During development, I stumbled upon two weirdnesses with the Google Maps API. First of all, the FOV angles for specific zoom levels are not documented properly. In the developer's guide we can find a table listing the FOVs for zoom levels 0 to 4. Except for zoom level 1, these angles are very inaccurate, though. Figure 5 contains a comparison between the documented angles and my own measurements. This required to write a small helper method that approximated the measured values more closely. Having a correct FOV is essential for performing the projection, thus it is very important to have accurate values.

Figure 5: Difference between documented and measured FOV

The marker extends the generic google.maps.OverlayView class in order to be able to work inside the google maps event framework.
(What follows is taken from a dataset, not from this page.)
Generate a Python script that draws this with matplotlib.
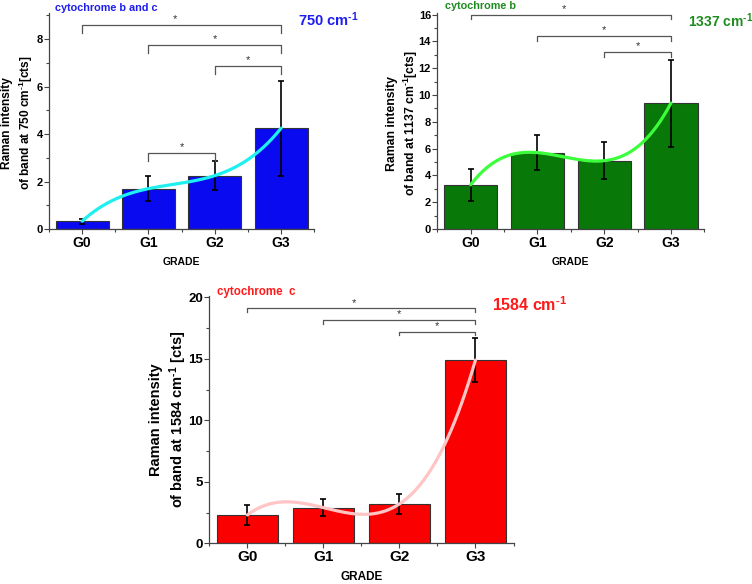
import numpy as np
import matplotlib
matplotlib.use("Agg")
import matplotlib.pyplot as plt
from matplotlib.ticker import MultipleLocator

plt.rcParams['font.family'] = ['Liberation Sans', 'DejaVu Sans']
plt.rcParams['font.weight'] = 'bold'
plt.rcParams['mathtext.fontset'] = 'custom'
plt.rcParams['mathtext.rm'] = 'Liberation Sans:bold'
plt.rcParams['mathtext.bf'] = 'Liberation Sans:bold'
plt.rcParams['mathtext.default'] = 'rm'

# ---------------- data ----------------
grades = ["G0", "G1", "G2", "G3"]

b_and_c_mean = [0.33, 1.70, 2.25, 4.25]
b_and_c_err = [0.10, 0.52, 0.62, 2.00]
b_and_c_brackets = [(0, 3, 8.59), (1, 3, 7.75), (2, 3, 6.88), (1, 2, 3.21)]

b_mean = [3.30, 5.70, 5.10, 9.40]
b_err = [1.20, 1.30, 1.40, 3.25]
b_brackets = [(0, 3, 16.0), (1, 3, 14.4), (2, 3, 13.2)]

c_mean = [2.30, 2.90, 3.20, 14.90]
c_err = [0.80, 0.70, 0.80, 1.78]
c_brackets = [(0, 3, 19.1), (1, 3, 18.15), (2, 3, 17.2)]

SUP = r"$^{\text{-1}}$"

W, H = 752, 584
fig = plt.figure(figsize=(W / 100, H / 100), dpi=100)


def ax_px(left, right, bottom, top):
    return fig.add_axes([left / W, 1 - bottom / H, (right - left) / W, (bottom - top) / H])


def panel(ax, mean, err, brackets, bar_color, curve_color, ymax, ymaj, ymin_, ylab,
          tick_fs, xtick_fs, lab_fs, xlab_fs, drop, lab_x, lab_y, ls):
    x = np.arange(len(grades))
    ax.bar(x, mean, width=0.8, color=bar_color, edgecolor="#333333", linewidth=0.8, zorder=2)
    ax.errorbar(x, mean, yerr=err, fmt="none", ecolor="black", elinewidth=1.2,
                capsize=2.5, capthick=1.2, zorder=3)
    coef = np.polyfit(x, mean, 3)
    xs = np.linspace(0, 3, 200)
    ax.plot(xs, np.polyval(coef, xs), color=curve_color, lw=2.3, zorder=4,
            solid_capstyle='round')
    for a, b, y in brackets:
        ax.plot([a, a, b, b], [y - drop, y, y, y - drop], color="#555555", lw=0.9,
                zorder=5, clip_on=False)
        sx = 1.4 if (a == 0 and b == 3) else (a + b) / 2
        ax.annotate("*", (sx, y), xytext=(0, 0.5), textcoords="offset points",
                    ha="center", va="bottom", fontsize=8, color="#333333",
                    fontweight="normal", annotation_clip=False)
    ax.set_xlim(-0.5, 3.5)
    ax.set_ylim(0, ymax)
    ax.set_xticks(x)
    ax.set_xticklabels(grades, fontsize=xtick_fs, fontweight="bold")
    ax.xaxis.set_minor_locator(MultipleLocator(0.5))
    ax.yaxis.set_major_locator(MultipleLocator(ymaj))
    ax.yaxis.set_minor_locator(MultipleLocator(ymin_))
    for s in ["top", "right"]:
        ax.spines[s].set_visible(False)
    for s in ["left", "bottom"]:
        ax.spines[s].set_color("#444444")
        ax.spines[s].set_linewidth(0.9)
    ax.tick_params(which="major", direction="out", length=3.5, width=0.8, color="#444444",
                   pad=1.5)
    ax.tick_params(which="minor", direction="out", length=2, width=0.8, color="#444444")
    ax.tick_params(axis="y", labelsize=tick_fs, pad=1.0)
    for t in ax.get_yticklabels():
        t.set_fontweight("bold")
    ax.set_ylabel(ylab, fontsize=lab_fs, fontweight="bold", linespacing=ls)
    ax.yaxis.set_label_coords(lab_x, lab_y)
    ax.set_xlabel("GRADE", fontsize=xlab_fs, fontweight="bold", labelpad=5)


ax1 = ax_px(49, 314.3, 229, 13)
panel(ax1, b_and_c_mean, b_and_c_err, b_and_c_brackets, "#0A0AF0", "#1EF0F0", 9.1, 2, 1,
      "Raman intensity\nof band at 750 cm" + SUP + "[cts]", 8, 10, 8.6, 7.5, 0.35,
      -0.054, 0.49, 1.25)

ax2 = ax_px(437.3, 704.4, 229, 13.3)
panel(ax2, b_mean, b_err, b_brackets, "#087808", "#3CFF3C", 16.1, 2, 1,
      "Raman intensity\nof band at 1137 cm" + SUP + "[cts]", 8, 10, 8.8, 7.5, 0.35,
      -0.066, 0.49, 1.3)

ax3 = ax_px(209.3, 513.5, 543.3, 296)
panel(ax3, c_mean, c_err, c_brackets, "#FA0000", "#FFC4C4", 20.1, 5, 2.5,
      "Raman intensity\nof band at 1584 cm" + SUP + " [cts]", 9.5, 11, 10.5, 8.5, 0.3,
      -0.066, 0.5, 1.3)


def ftext(x, y, s, color, fs, ha="left"):
    fig.text(x / W, 1 - y / H, s, color=color, fontsize=fs, fontweight="bold",
             ha=ha, va="center")


ftext(55, 8, "cytochrome b and c", "#1E1EF0", 7.8)
ftext(298, 20, "750 cm" + SUP, "#1E1EF0", 10.5)
ftext(445, 6, "cytochrome b", "#1E8C1E", 7.8)
ftext(688, 21, "1337 cm" + SUP, "#1E8C1E", 10)
ftext(217, 292, "cytochrome  c", "#FF1A1A", 8.3)
ftext(492, 305, "1584 cm" + SUP, "#FF1A1A", 11.5)

fig.savefig("out.png", dpi=100)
This class will call onAdd and onRemove callbacks when the marker is being added or removed to the Map, respectively. These methods can be overriden by our custom marker class in order to create or destroy the marker's DOM node and initialize its position. Normally, these methods are being called after as soon as the view's map is changed and the new map is in a ready state. While OverlayView.setMap() accepts both a regular Map and a StreetViewPanorama according to the documentation, the previously mentioned callbacks are only fired if the given object is in fact a google.maps.Map. In order to use an OverlayView in a StreetViewPanorama, I had to work around that issue by polling the panorama for readiness in our custom class and fire the callbacks appropriately. This was another issue not immediately clear from the API reference and should probably be fixed in the future.